Now that I have been in both worlds, I realize that the perception of servers as inferior is totally undeserved. People in service jobs are just like everyone else, with accomplishments and ambitions and lives. If anything, the people I worked with were some of the most upstanding, funny, intelligent, and kind-hearted people I know. When I first started work, they all, without exception, welcomed me and trained me and helped me when I made mistakes. Apart from their good natures and remarkable lack of competitiveness, I am also in awe of my co workers’ work ethics. Most of them immigrated to this country within the last ten years, and have learned English as their second (or in the Bengalis’ case, sixth) language. Many of them have families who depend on them fully for this income, and many of them have one or two other jobs to make ends meet. Their lives are full and interesting and rich; over the course of four months, I learned about Macara’s modeling career, Camilla’s aspirations to go to medical school, Abid’s career as an engineer in Bangladesh, Martha’s DIY projects on her fixer-upper home, Kayla’s passion for art, and Hila and Carolina’s surprising shared aspiration to become veterinary nurses. I personally am a psychology student, and hope to one day earn a doctorate and become a therapist.

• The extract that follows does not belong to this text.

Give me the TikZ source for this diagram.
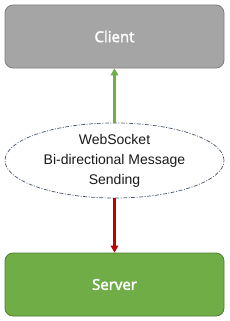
\documentclass[tikz,border=0pt]{standalone}
\usepackage{fontspec}
\setmainfont{Liberation Sans}
\newfontfamily\boxfont[FakeBold=2.5]{Open Sans}
\usetikzlibrary{shapes.geometric,arrows.meta}
\definecolor{clientgray}{HTML}{A5A5A5}
\definecolor{clientedge}{HTML}{7F7F7F}
\definecolor{servergreen}{HTML}{70AD47}
\definecolor{serveredge}{HTML}{507E32}
\definecolor{arrowred}{HTML}{C00000}
\definecolor{ellipseedge}{HTML}{44546A}
\definecolor{textgray}{HTML}{1A1A1A}
\tikzset{
  boxnode/.style={rounded corners=8pt, minimum width=219pt, minimum height=63pt, line width=0.8pt, text=white, font=\boxfont\fontsize{15}{18}\selectfont},
  ellnode/.style={ellipse, draw=ellipseedge, line width=0.7pt, dash pattern=on 4pt off 1.5pt on 1pt off 1.5pt, minimum width=219pt, minimum height=75pt, inner sep=0pt, align=center, text=textgray, font=\fontsize{14}{20}\selectfont},
  conn/.style={line width=2.2pt, -{Triangle[length=7pt,width=7.5pt]}}
}
\begin{document}
\begin{tikzpicture}[x=1pt,y=-1pt]
\useasboundingbox (0,0) rectangle (230,321);
\node[boxnode, fill=clientgray, draw=clientedge] (client) at (114.5,36.5) {Client};
\node[boxnode, fill=servergreen, draw=serveredge] (server) at (114.5,284.5) {Server};
\node[ellnode] (ws) at (114.5,160.5) {WebSocket\\Bi-directional Message\\Sending};
\draw[conn, servergreen] (ws.north) -- (client.south);
\draw[conn, arrowred] (ws.south) -- (server.north);
\end{tikzpicture}
\end{document}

Waitressing was not the unfortunate pit-stop I expected it to be. On the contrary, being a waitress was a huge growth experience for me, and ended up being one of the most interesting and thought-provoking things I have done in the past year. But the best part about it was that it allowed me to become friends with this incredible group of people, and spend my days laughing and joking with them. Getting to know my co workers shattered all of my stereotypes, and taught me better than any article ever could that server is far from synonymous with stupid.